Concludo come ho iniziato ed è un pensiero trasversale a tutto lo sport femminile, serve qualcuno che ci investa. Qui da noi se non lo fanno per primi i club e la Federazione, come facciamo a pensare che possano farlo altri?

Italia Femminile: soddisfatto di questi test match autunnali?

No. Premetto che da sempre sostengo le ragazze ed il lavoro di Andrea Di Giandomenico che conosco e stimo e sono certo che saprà lavorare in maniera efficace per risolvere i problemi che sono emersi nei due test. Credo che la nostra crescita passi dalla consapevolezza del far bene ma anche di quando raramente capita il contrario. Le attenuanti ci sono tutte, siamo l’unica tra le top 10 del ranking a non aver giocato test estivi e le ragazze hanno avuto poco tempo per lavorare assieme prima dei test. Nella partita con il Giappone siamo stati poco presenti in difesa e poco efficaci in attacco. Sicuramente meglio con l’Inghilterra, anche se il dislivello fisico è stato a momenti devastante. Si sono evidenziate delle criticità: abbiamo visto le giocatrici che hanno esordito faticare un po’ e si sono sentite le assenze, forse più del dovuto.

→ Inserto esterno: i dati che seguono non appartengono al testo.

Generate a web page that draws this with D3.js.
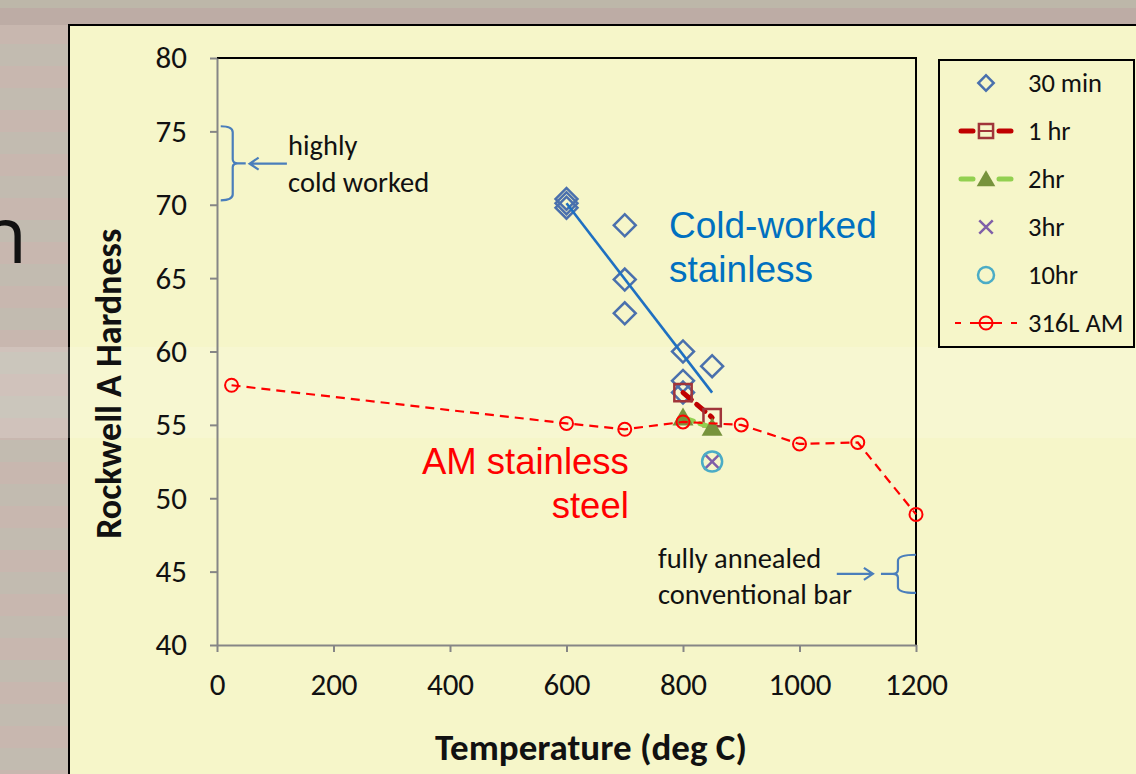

Tra l’altro come movimento fatichiamo a produrre alternative in certi ruoli (mediano di mischia ed estremo, giusto per fare un esempio) ed in ottica mondiale, questo potrebbe essere un problema. Tra l’altro il pareggio col Giappone ci è costato un posto nel ranking, adesso se dovessimo perdere in Galles ed Irlanda con 16 o più punti di scarto la Spagna ci supererebbe nel ranking complicandoci ulteriormente il percorso verso la Coppa Del Mondo 2021. Le luci ci sono, ma c’è anche qualche ombra.

Guardando al futuro come vedi questo movimento in rosa?

A livello mondiale tendo ad essere ottimista, credo che il gioco continuerà a migliorare in qualità, sotto il profilo atletico e crescere nei numeri. A livello italiano credo che abbiamo una grande opportunità, quella di far affermare definitivamente questo movimento e sarebbe davvero un peccato perderla per inedia o per timore di investirci su più del minimo sindacale.